As to the content itself, this book is densely packed and covers a lot of ground. In most chapters the majority of primary doctrinal issues are addressed clearly and concisely. The writing is mostly absent of ‘academese’, and is easier to read than Wayne Grudem’s popular and accessible Systematic Theology. Critics of Driscoll’s preaching style should not be turned off to this book; this is a serious work absent of jokes and short on stories. There is also a focus on practical application – our need to respond as Christians to the truth that we are being presented with. There are even chapters on worship/idolatry and stewardship. Both are important and practical issues that Scripture has much to say about, but not typically found in your Systematic Theology. These additions are welcome and practically useful.
While this book is great on the whole and mostly achieves what it sets out to do, I do have a few criticisms.
By subtitling this book What Christians Should Believe, we are left to decide if this means that a) the authors attempted to represent core doctrines that all Christians agree on, or b) the authors present their own views doctrines that they believe all Christians should adopt. Since there is no introduction or clear indication of the intended audience of the book, it’s hard to determine which alternative is correct, though I’m inclined to think they’re aiming for the former, since most of the time is spent on broad doctrinal issues, rather than focusing on unique theories.
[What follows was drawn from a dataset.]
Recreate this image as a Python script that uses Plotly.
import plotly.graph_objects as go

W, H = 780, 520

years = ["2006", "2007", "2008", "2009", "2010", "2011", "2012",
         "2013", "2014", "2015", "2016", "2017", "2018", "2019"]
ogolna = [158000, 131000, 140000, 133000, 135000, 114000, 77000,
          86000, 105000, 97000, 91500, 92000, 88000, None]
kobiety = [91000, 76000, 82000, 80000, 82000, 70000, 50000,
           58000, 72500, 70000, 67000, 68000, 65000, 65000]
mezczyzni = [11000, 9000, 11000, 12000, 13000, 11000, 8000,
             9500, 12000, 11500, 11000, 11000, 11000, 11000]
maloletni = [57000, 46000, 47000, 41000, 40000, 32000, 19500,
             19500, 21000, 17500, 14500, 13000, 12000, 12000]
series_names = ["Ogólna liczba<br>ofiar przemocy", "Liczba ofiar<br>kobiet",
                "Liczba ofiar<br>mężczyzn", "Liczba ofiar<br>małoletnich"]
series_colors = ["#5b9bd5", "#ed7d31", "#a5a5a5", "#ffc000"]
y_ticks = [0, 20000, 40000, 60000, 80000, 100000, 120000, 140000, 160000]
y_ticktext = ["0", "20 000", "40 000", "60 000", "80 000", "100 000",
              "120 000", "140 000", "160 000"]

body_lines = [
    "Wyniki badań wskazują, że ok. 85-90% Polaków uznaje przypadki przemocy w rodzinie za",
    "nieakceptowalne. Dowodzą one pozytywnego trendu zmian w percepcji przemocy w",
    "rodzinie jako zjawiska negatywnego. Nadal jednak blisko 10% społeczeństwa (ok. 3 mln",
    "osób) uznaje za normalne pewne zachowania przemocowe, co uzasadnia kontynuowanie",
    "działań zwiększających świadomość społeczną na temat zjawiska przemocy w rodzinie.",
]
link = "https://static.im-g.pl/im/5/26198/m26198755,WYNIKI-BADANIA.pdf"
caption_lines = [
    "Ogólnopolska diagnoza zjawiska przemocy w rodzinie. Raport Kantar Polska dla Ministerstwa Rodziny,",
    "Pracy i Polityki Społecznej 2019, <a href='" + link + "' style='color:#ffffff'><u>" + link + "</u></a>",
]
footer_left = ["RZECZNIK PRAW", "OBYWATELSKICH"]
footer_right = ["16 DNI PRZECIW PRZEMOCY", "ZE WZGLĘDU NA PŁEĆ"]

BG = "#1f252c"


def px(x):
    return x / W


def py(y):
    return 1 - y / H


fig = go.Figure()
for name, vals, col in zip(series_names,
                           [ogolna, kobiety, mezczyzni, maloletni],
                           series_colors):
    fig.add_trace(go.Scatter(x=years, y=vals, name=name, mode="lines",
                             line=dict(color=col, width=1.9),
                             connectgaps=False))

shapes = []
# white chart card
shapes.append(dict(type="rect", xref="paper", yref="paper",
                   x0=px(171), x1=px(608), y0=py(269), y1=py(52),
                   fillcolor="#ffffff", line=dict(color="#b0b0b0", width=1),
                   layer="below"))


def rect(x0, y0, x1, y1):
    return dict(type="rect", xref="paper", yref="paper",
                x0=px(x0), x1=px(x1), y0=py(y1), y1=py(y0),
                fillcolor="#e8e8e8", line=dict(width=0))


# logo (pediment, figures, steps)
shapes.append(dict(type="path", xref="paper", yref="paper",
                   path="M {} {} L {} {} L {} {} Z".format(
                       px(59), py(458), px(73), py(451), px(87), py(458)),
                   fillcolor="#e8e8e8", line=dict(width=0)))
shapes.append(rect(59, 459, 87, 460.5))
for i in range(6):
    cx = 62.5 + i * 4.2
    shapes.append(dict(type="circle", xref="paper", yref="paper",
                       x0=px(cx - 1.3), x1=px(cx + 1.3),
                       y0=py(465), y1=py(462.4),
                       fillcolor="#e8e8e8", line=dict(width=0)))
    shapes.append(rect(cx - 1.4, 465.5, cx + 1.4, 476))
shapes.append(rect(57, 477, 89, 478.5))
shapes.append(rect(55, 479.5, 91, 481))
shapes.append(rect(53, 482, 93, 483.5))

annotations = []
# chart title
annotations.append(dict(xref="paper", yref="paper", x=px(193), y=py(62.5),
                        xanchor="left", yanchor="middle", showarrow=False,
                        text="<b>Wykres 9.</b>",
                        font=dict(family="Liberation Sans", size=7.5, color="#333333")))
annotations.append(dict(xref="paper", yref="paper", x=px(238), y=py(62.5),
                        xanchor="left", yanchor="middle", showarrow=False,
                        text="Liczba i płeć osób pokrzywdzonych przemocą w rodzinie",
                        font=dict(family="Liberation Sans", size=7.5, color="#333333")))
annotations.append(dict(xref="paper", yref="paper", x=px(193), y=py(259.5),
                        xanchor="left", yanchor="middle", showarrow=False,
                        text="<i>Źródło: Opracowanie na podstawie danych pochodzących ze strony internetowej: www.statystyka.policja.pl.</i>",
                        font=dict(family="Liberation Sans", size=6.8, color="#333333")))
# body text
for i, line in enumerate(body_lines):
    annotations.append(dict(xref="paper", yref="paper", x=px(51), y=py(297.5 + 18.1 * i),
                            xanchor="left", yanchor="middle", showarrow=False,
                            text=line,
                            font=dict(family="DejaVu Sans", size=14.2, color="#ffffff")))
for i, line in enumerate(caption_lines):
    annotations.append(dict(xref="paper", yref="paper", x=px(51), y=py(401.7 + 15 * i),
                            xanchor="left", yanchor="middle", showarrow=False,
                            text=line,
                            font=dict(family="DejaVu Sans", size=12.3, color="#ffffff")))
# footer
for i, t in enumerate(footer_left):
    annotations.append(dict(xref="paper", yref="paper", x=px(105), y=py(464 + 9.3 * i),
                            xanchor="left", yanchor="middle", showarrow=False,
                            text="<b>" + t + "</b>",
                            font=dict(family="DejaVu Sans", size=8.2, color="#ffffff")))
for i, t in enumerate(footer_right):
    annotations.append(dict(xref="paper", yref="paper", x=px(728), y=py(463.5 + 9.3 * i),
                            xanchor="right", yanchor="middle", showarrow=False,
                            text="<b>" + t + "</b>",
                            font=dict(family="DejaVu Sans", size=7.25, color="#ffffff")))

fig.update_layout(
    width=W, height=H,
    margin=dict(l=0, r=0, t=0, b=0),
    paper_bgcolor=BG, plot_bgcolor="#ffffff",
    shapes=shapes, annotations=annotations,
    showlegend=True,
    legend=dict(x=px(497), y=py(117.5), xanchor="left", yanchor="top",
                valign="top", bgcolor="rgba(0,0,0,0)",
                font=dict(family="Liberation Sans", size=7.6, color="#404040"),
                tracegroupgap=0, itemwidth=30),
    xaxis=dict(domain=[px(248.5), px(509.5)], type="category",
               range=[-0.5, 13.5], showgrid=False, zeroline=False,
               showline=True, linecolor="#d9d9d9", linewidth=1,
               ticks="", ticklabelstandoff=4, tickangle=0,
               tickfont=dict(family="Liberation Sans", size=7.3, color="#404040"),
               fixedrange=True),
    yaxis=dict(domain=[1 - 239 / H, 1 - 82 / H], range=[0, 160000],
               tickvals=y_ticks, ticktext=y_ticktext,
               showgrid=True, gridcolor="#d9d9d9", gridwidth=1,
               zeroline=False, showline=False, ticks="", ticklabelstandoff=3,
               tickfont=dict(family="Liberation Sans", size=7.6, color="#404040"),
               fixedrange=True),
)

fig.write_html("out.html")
However, if that is the case, then there are a few exceptions. In the chapter on creation, while the authors present a variety of views they ultimately defend one called “Historic Creationism” (p89-90, indebted to John Sailhamer) as the best. However, this view is certainly not a common one among Christians, and unfortunately it is not explained in much depth. Secondly, when the authors discus the extent of the atonement (Limited Atonement vs Unlimited Atonement), they present a novel view known as Unlimited Limited Atonement (p269-270, see link below). It appears in these cases that the book aims to reflect what Driscoll & Breshears believe, rather than universal Christian doctrine. I don’t want my criticism to be too strong however, as in both of these areas alternative views are given a fair representation also and the authors have the right to present their own views. The merits of these views are not my concern, but the fact that they are minority positions in a general theology book and are not sufficiently defended because that would be outside the scope of this book’s purpose.
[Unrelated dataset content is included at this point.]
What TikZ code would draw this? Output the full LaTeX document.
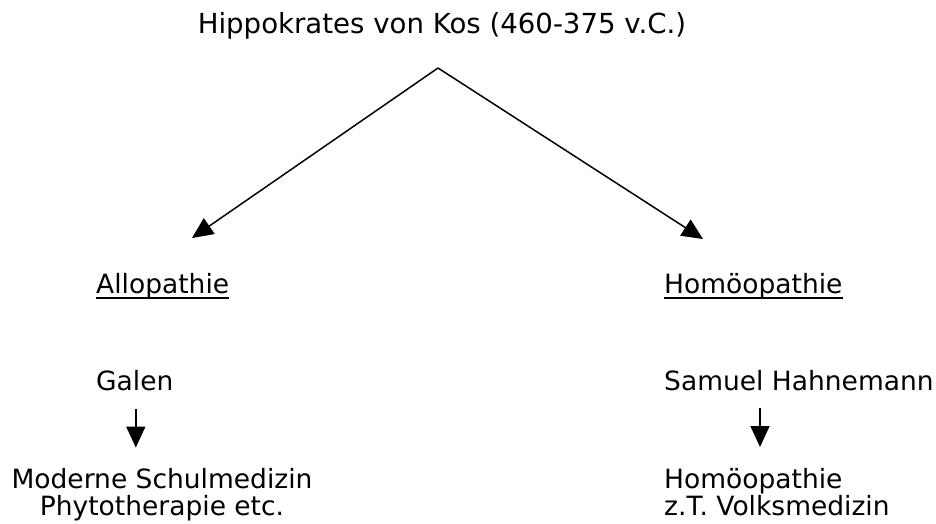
\documentclass[tikz,border=0pt]{standalone}
\usepackage{fontspec}
\setmainfont{DejaVu Sans}
\usetikzlibrary{arrows.meta}
\usetikzlibrary{calc,positioning}

\begin{document}
\begin{tikzpicture}[>={Triangle[length=21pt,width=19pt]}, x=1pt, y=-1pt,
    txt/.style = {inner sep=0pt, font=\fontsize{26.5}{33}\selectfont},
    arr/.style = {->, line width=1.5pt}]

    \useasboundingbox (0,0) rectangle (936,524);

    \node[txt, anchor=base, font=\fontsize{27.6}{33}\selectfont] (hippo) at (442,34) {Hippokrates von Kos (460-375 v.C.)};
    \coordinate (apex) at (438,68);

    \node[txt, anchor=base west] (allo) at (96,293) {Allopathie};
    \node[txt, anchor=base west] (homo) at (664,293) {Homöopathie};
    \draw[line width=2pt] ([yshift=-5pt]allo.base west) -- ([yshift=-5pt]allo.base east);
    \draw[line width=2pt] ([yshift=-5pt]homo.base west) -- ([yshift=-5pt]homo.base east);

    \draw[arr] (apex) -- ([xshift=96pt, yshift=55pt]allo.base west);
    \draw[arr] (apex) -- ([xshift=39pt, yshift=54pt]homo.base west);

    \node[txt, anchor=base west] (galen) at (96,390) {Galen};
    \node[txt, anchor=base west] (hahne) at (664,390) {Samuel Hahnemann};

    \draw[arr] ([xshift=1pt, yshift=-18pt]galen.south) -- ([xshift=1pt, yshift=-57pt]galen.south);
    \draw[arr] ([xshift=96pt, yshift=-18pt]hahne.base west) -- ([xshift=96pt, yshift=-57pt]hahne.base west);

    \node[txt, anchor=base] (schul) at (162,488) {Moderne Schulmedizin};
    \node[txt, anchor=base] (phyto) at (162,515) {Phytotherapie etc.};
    \node[txt, anchor=base west] (homo2) at (664,488) {Homöopathie};
    \node[txt, anchor=base west] (volks) at (664,515) {z.T. Volksmedizin};

\end{tikzpicture}
\end{document}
Having just taught an Intro to Theology class at CCBCY, I know too well the danger and temptation of setting forth a doctrine and then giving a few proof texts as support. While this allows one to cover more topics, it doesn’t properly ground our doctrines in Scripture and unfortunately Doctrine falls into this same trap at times. This is not to say that Scripture is not quoted and exposited, but with the sheer amount of content in the body of the book, the footnotes (which contain the majority of the supportive texts) have been reduced to a tiny font size. This unfortunately implies the footnotes are far less important, and would be easily overlooked. Rather than teaching Biblical truths and that there are verses somewhere that support them, we teachers ought strive to show students that Christian theology results (or ought to) from a careful reading of Scripture.
The chapter on the resurrection was quite disappointing because the focus suddenly shifted from theological to primarily an apologetic one. The authors devoted the majority of the chapter to reasons why we can trust the resurrection as a historical fact. This is crucially important, but in a doctrine book it’s unfortunate that the wealth of theology related to Christ’s resurrection and the implications for Christians is somewhat neglected.
The treatment of hell was surprisingly weak. The majority of this presentation was on defending hell and God’s fairness. This is a noble aim since the justice of hell is constantly questioned, but the defence seemed more rhetorical and philosophical than Scriptural and puts the skeptic in the place of judging God’s righteousness. Unfortunately the emphasis was placed almost entirely on human concerns, rather than Scriptural teaching. For example, the authors state, “[i]n a very important sense God doesn’t send anyone to hell” (p427), and see God responding to our rejection of Him by simply allowing us to go the way we want: “Thy will be done” (p428, paraphrasing C. S. Lewis). This approach formed a significant basis of their defense, and while there is truth to this concept, there is so much more the Scripture has to say. The Word makes it plain that hell is not just about rejecting God and thereby getting what we chose; it is in fact a punishment for sinful behaviour (Col 3:5-6) and a destiny that God does actually righteously condemn sinners to (Rom 2:5; Matt 25:46; 2 Thess 1:9; Heb 10:29). The authors rightly state that God cannot be righteous and leave sin unaddressed, but the sins listed as example are all vertical – against other people (p429). A robust doctrine of hell includes all the above, but the severity of sin and the righteousness of hell are watered down when not shown in relation to our holy creator God.
The authors aren’t afraid of uncertainty in certain areas, and it was refreshing and humbling that they weren’t always dogmatic. For example, when addressing the question of the destiny of the unborn, after presenting some underlying convictions, the authors humbly state that a conclusion cannot be reached with certainty because Scripture is ultimately silent on this issue (p435).
Doctrine would serve as a good introduction to theology for a young adults (or older) group. As noted above, the approach and language are refreshingly easy, and Driscoll’s name is a drawing point; some might pick up this book merely because he is the author. I have mentioned my concerns above, but overall this is a solid work and mostly achieves what it attempts to do.
The book closes with an appeal for the unsaved to place their trust in Christ and and Christians to grow in maturity. It’s encouraging that this is more than an academic theology book, but the writers have a deep and visible concern for the reader’s salvation and spiritual health.